Wike observed that the case may not conclude before his tenure will end, but it may secure the most needed ownership right of such resources to the people.

“You people are talking about OML 11. Today, I’m in the Supreme Court to challenge the federal government and NNPC. I will not be governor forever, I’m leaving next year, but God in heaven will bear me witness, I have protected, defended the interest of the state and interest of Ogoni land,” he added.

The Governor admonished Ogoni leaders and the people to stop being used as agents of discord by the Federal Government and its agencies to pull down their own and betray the Ogoni interest.

He pointed to how Ogoni are contributing to frustrate the political career of one of their bright brains, Senator Magnus Abe, and Ledum Mitee’s long fight to become a Senior Advocate of Nigeria (SAN).

The governor also noted that the same lack of unity seen in Ogoni land was prevalent in the entire Niger Delta because governors in the region, lawmakers and other levels of leaders are hardly working together in unison.

According to him, the people of the Niger Delta are the ones marginalising themselves because each tribe thinks of itself as more Niger Deltan than the other.

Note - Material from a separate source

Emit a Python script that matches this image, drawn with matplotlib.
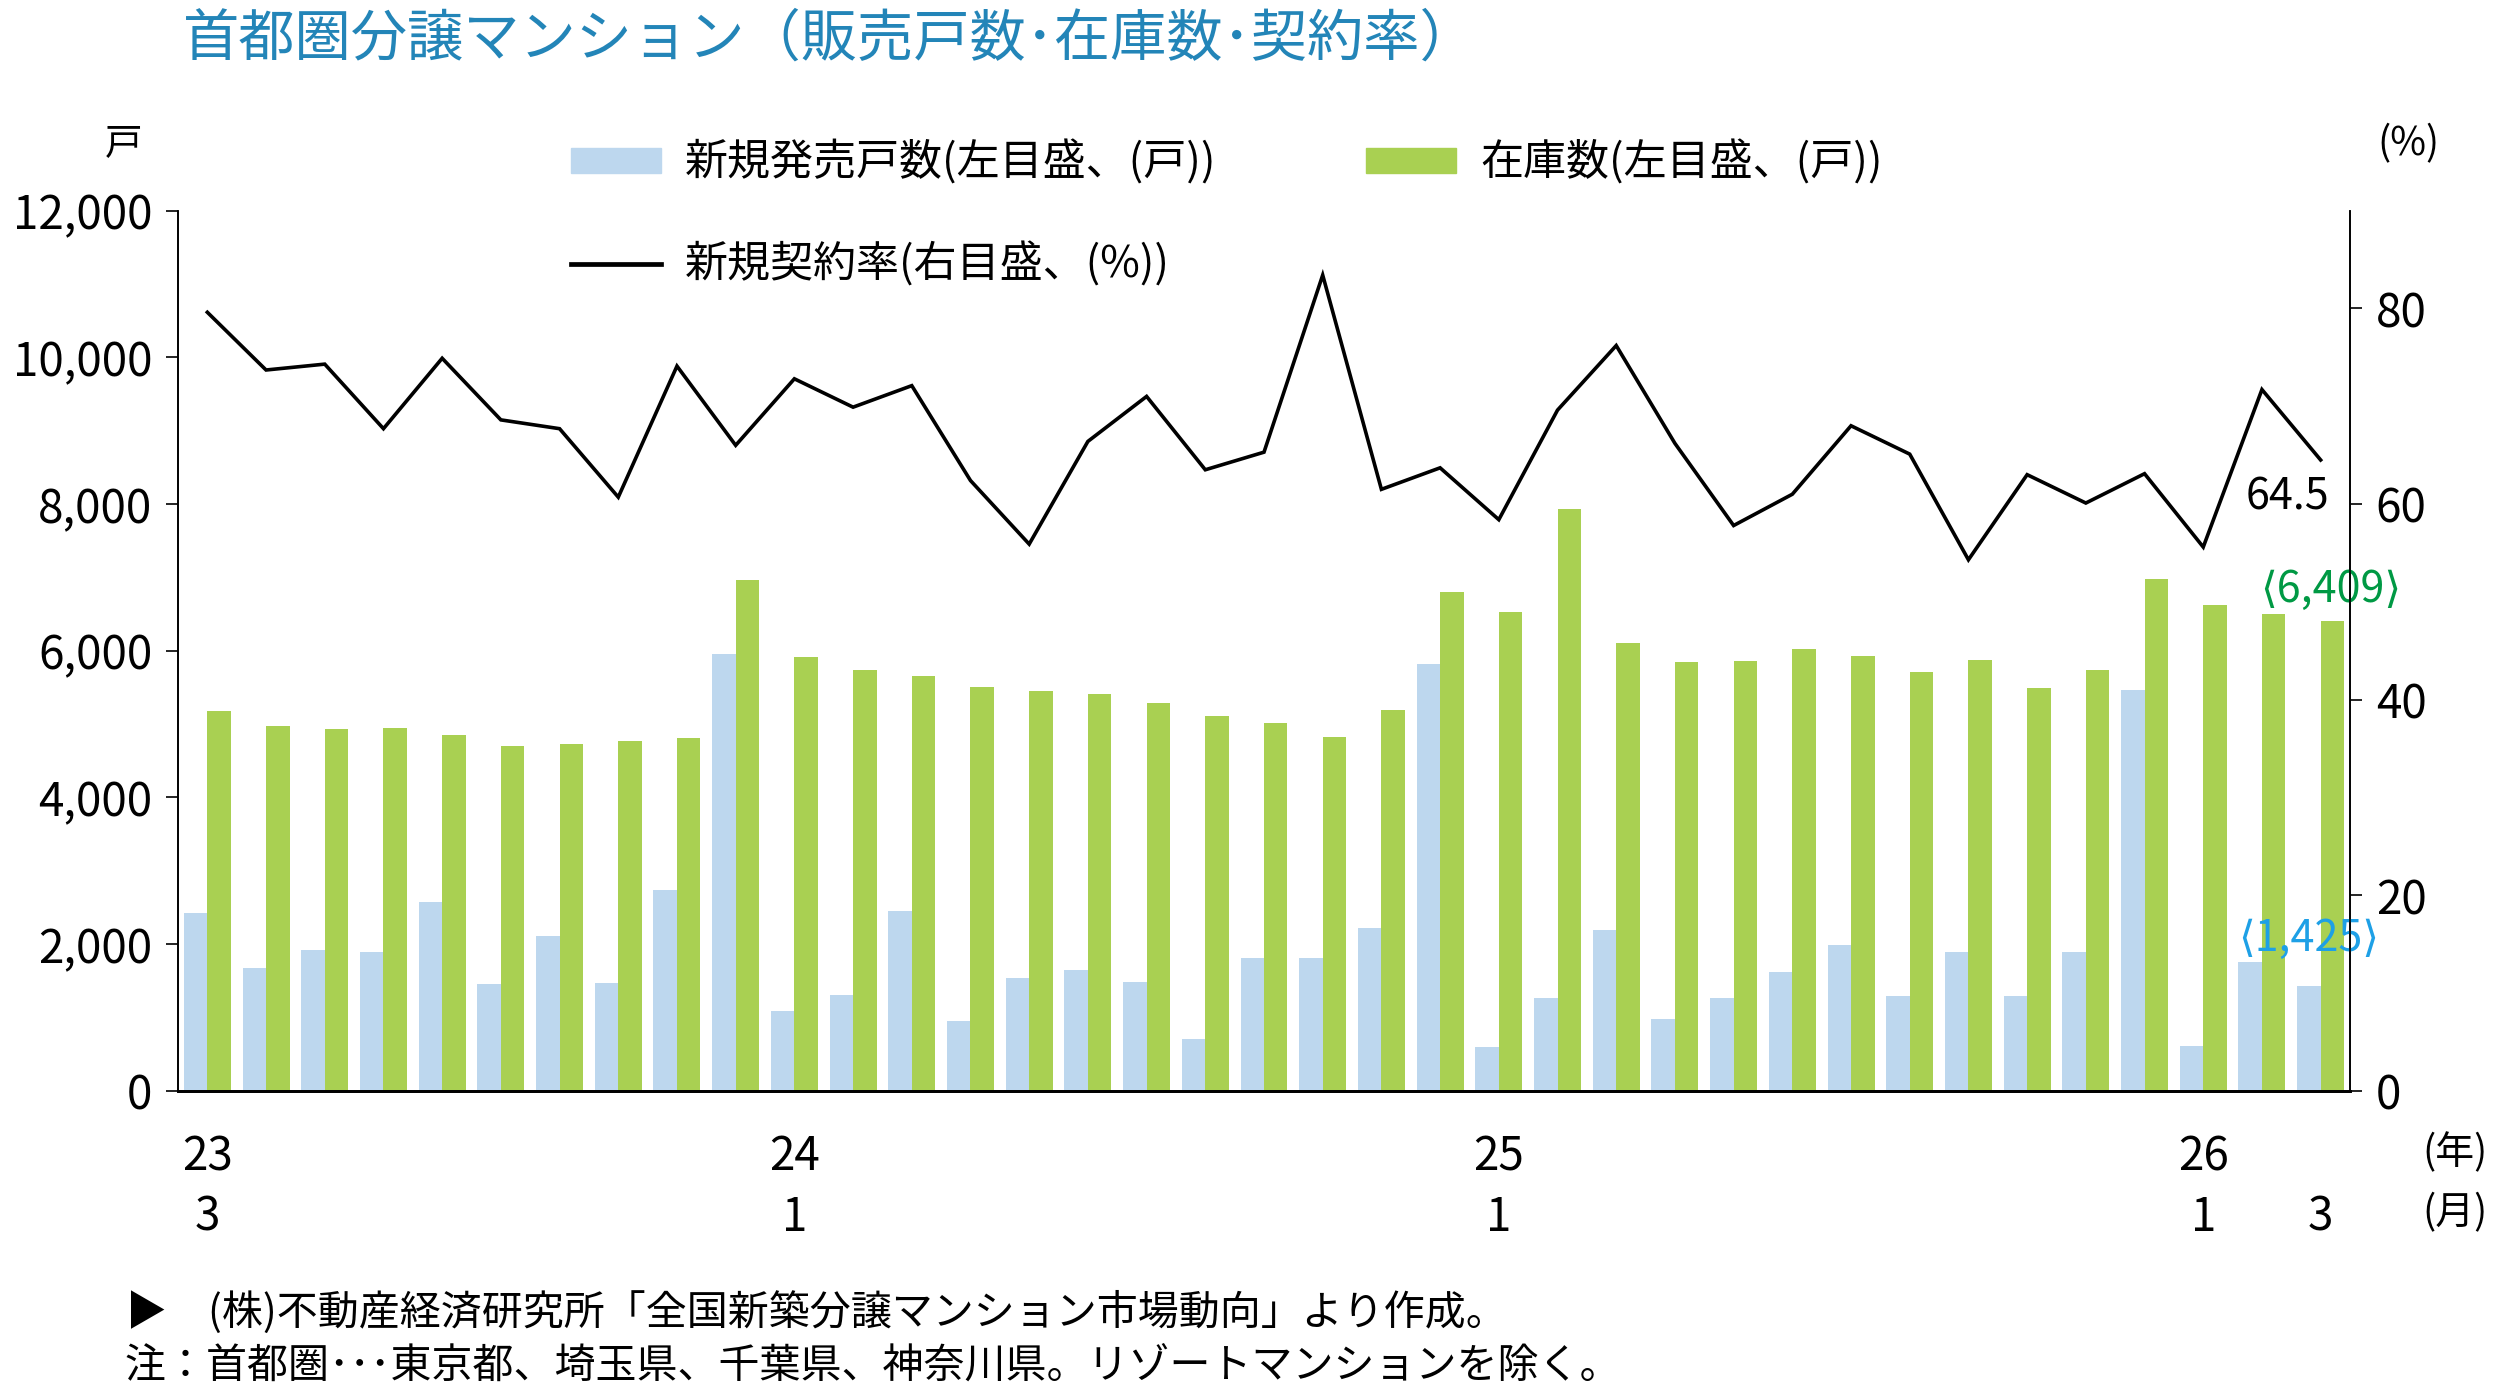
# 首都圏分譲マンション（販売戸数・在庫数・契約率）の再現

import numpy as np
import matplotlib
matplotlib.use('Agg')
import matplotlib.pyplot as plt
from matplotlib.patches import Patch
from matplotlib.lines import Line2D

plt.rcParams['font.family'] = ['Noto Sans CJK JP', 'DejaVu Sans']

# --- データ（2023年3月〜2026年3月） ---
months = ['23/3', '23/4', '23/5', '23/6', '23/7', '23/8', '23/9', '23/10', '23/11', '23/12',
          '24/1', '24/2', '24/3', '24/4', '24/5', '24/6', '24/7', '24/8', '24/9', '24/10',
          '24/11', '24/12', '25/1', '25/2', '25/3', '25/4', '25/5', '25/6', '25/7', '25/8',
          '25/9', '25/10', '25/11', '25/12', '26/1', '26/2', '26/3']
new_supply = [2425, 1679, 1919, 1893, 2581, 1455, 2107, 1476, 2738, 5961,
              1095, 1304, 2446, 960, 1533, 1653, 1481, 714, 1815, 1815,
              2216, 5815, 600, 1272, 2196, 986, 1272, 1627, 1992, 1288,
              1893, 1299, 1893, 5460, 610, 1752, 1425]
inventory = [5179, 4975, 4933, 4949, 4845, 4704, 4730, 4767, 4808, 6967,
             5914, 5742, 5658, 5512, 5455, 5408, 5293, 5105, 5017, 4819,
             5199, 6806, 6524, 7936, 6112, 5851, 5867, 6023, 5935, 5710,
             5872, 5486, 5731, 6978, 6623, 6498, 6409]
contract_rate = [79.6, 73.7, 74.3, 67.7, 74.9, 68.6, 67.7, 60.7, 74.1, 66.0,
                 72.8, 69.9, 72.1, 62.4, 55.9, 66.4, 71.0, 63.5, 65.3, 83.4,
                 61.5, 63.7, 58.4, 69.6, 76.2, 66.2, 57.8, 61.0, 68.0, 65.1,
                 54.3, 63.0, 60.1, 63.1, 55.6, 71.7, 64.5]
xtick_labels = {'23/3': '23\n3', '24/1': '24\n1', '25/1': '25\n1',
                '26/1': '26\n1', '26/3': '\n3'}

BLUE = '#bdd7ee'
GREEN = '#a9d052'
TITLE_C = '#2385b8'

x = np.arange(len(months))

fig = plt.figure(figsize=(25, 13.99), dpi=100)
ax = fig.add_axes([0.0712, 0.2202, 0.9400 - 0.0712, 0.8495 - 0.2202])
ax2 = ax.twinx()

# --- 棒グラフ ---
ax.bar(x - 0.2, new_supply, width=0.4, color=BLUE, zorder=2)
ax.bar(x + 0.2, inventory, width=0.4, color=GREEN, zorder=2)
ax.set_xlim(-0.5, len(months) - 0.5)
ax.set_ylim(0, 12000)
ax.set_yticks(np.arange(0, 12001, 2000))
ax.set_yticklabels([f'{v:,}' for v in range(0, 12001, 2000)])

# --- 契約率 ---
ax2.plot(x, contract_rate, color='black', lw=2.6, solid_joinstyle='miter')
ax2.set_ylim(0, 90)
ax2.set_yticks([0, 20, 40, 60, 80])

for a in (ax, ax2):
    a.spines['top'].set_visible(False)
    a.spines['left'].set_linewidth(1.2)
    a.spines['right'].set_linewidth(1.2)
    a.spines['bottom'].set_linewidth(2.0)
    a.tick_params(axis='y', labelsize=33, length=8.5, width=1.2, pad=10)

pos = [months.index(m) for m in xtick_labels]
ax.set_xticks(pos)
ax.set_xticklabels(list(xtick_labels.values()), fontsize=33, linespacing=1.32)
ax.tick_params(axis='x', length=0, pad=30)

# --- 注記 ---
ax2.annotate(f'{contract_rate[-1]}', xy=(x[-1], contract_rate[-1]), xytext=(-24, -27),
             textcoords='offset points', ha='center', va='center', fontsize=31)
ax.annotate(f'⟨{inventory[-1]:,}⟩', xy=(x[-1] + 0.2, inventory[-1]), xytext=(-1, 22),
            textcoords='offset points', ha='center', va='center', fontsize=31,
            color='#009944')
ax.annotate(f'⟨{new_supply[-1]:,}⟩', xy=(x[-1] - 0.2, new_supply[-1]), xytext=(0, 34),
            textcoords='offset points', ha='center', va='center', fontsize=31,
            color='#1ea0e6')

# --- 凡例 ---
leg_kw = dict(frameon=False, fontsize=31, handlelength=2.1, handleheight=0.5,
              handletextpad=0.55, borderpad=0, borderaxespad=0, loc='center left')
fig.legend(handles=[Patch(color=BLUE, label='新規発売戸数(左目盛、(戸))')],
           bbox_to_anchor=(571 / 2500, 1 - 163 / 1399), **leg_kw)
fig.legend(handles=[Patch(color=GREEN, label='在庫数(左目盛、(戸))')],
           bbox_to_anchor=(1366 / 2500, 1 - 163 / 1399), **leg_kw)
fig.legend(handles=[Line2D([], [], color='black', lw=3.4, label='新規契約率(右目盛、(%))')],
           bbox_to_anchor=(571 / 2500, 1 - 265 / 1399), **leg_kw)

# --- タイトル・単位・出典 ---
fig.text(183 / 2500, 1 - 40 / 1399, '首都圏分譲マンション（販売戸数･在庫数･契約率）',
         fontsize=40.5, color=TITLE_C, va='center', ha='left')
fig.text(124 / 2500, 1 - 145 / 1399, '戸', fontsize=27, ha='center', va='center')
fig.text(2408 / 2500, 1 - 144 / 1399, '(%)', fontsize=28, ha='center', va='center')
fig.text(2455 / 2500, 1 - 1153 / 1399, '(年)', fontsize=28, ha='center', va='center')
fig.text(2455 / 2500, 1 - 1213 / 1399, '(月)', fontsize=28, ha='center', va='center')
fig.text(126 / 2500, 1 - 1312 / 1399,
         '▶\u3000(株)不動産経済研究所「全国新築分譲マンション市場動向」より作成。',
         fontsize=29.5, ha='left', va='center')
fig.text(124 / 2500, 1 - 1367 / 1399,
         '注：首都圏･･･東京都、埼玉県、千葉県、神奈川県。リゾートマンションを除く。',
         fontsize=29.5, ha='left', va='center')

fig.savefig('out.png', dpi=100)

Chairman of the occasion and President, Ijaw National Congress, Professor Benjamin Okaba, said the fundamental problem of the country was the refusal of the Nigerian State to restore the derivation principle that was abrogated by Decree NO.34 of May 1966 by Aguiyi Ironsi, the subsequent promulgation of Petroleum Decree 1966, and General Olusegun Obasanjo’s 1978 Land Use Act considered widely as the most obnoxious, draconian and unjust piece of legislation on land and resource ownership.

“The Petroleum Industry Act 2021 that is laced with several contentious and discriminating clauses against the people of the Niger Delta is yet another dimension of institutional injustice against the oil and gas host communities of the Niger Delta.

“Chief Obasanjo who is unarguably widely travelled, if excused from the paranoid of hypocrisy and hatred for the Niger Delta, will admit that in the United States of America which presidential system Nigeria borrowed from, it is the states where oil is found that own them and not the Federal Government of America.

“It’s the reason states like Texas are very rich from proceeds of oil and gas. The same goes for Canada. In every federation, the undiluted application of the fundamentals of federalism (including fiscal federalism) is the minimum prerequisites for sustainable unity, peace and coexistence.

“Where else among the nations that practice federalism is the federal government permitted to hijack the resources from the various federating units and communities, siphon them to the Centre on the Emperor’s laps, and share the same as booties in the manner we have in Nigeria?” he asked.

Former President of the Movement for the Survival of the Ogoni People (MOSOP), Ledum Mitee, recalled how he and other Ogoni leaders gathered at the same venue 30 years ago to commence the Ogoni struggle that has since been recognised globally.

He appealed to the Nigerian state to extend the rail line to Ogoni which has contributed immensely to the development of the country’s economic growth.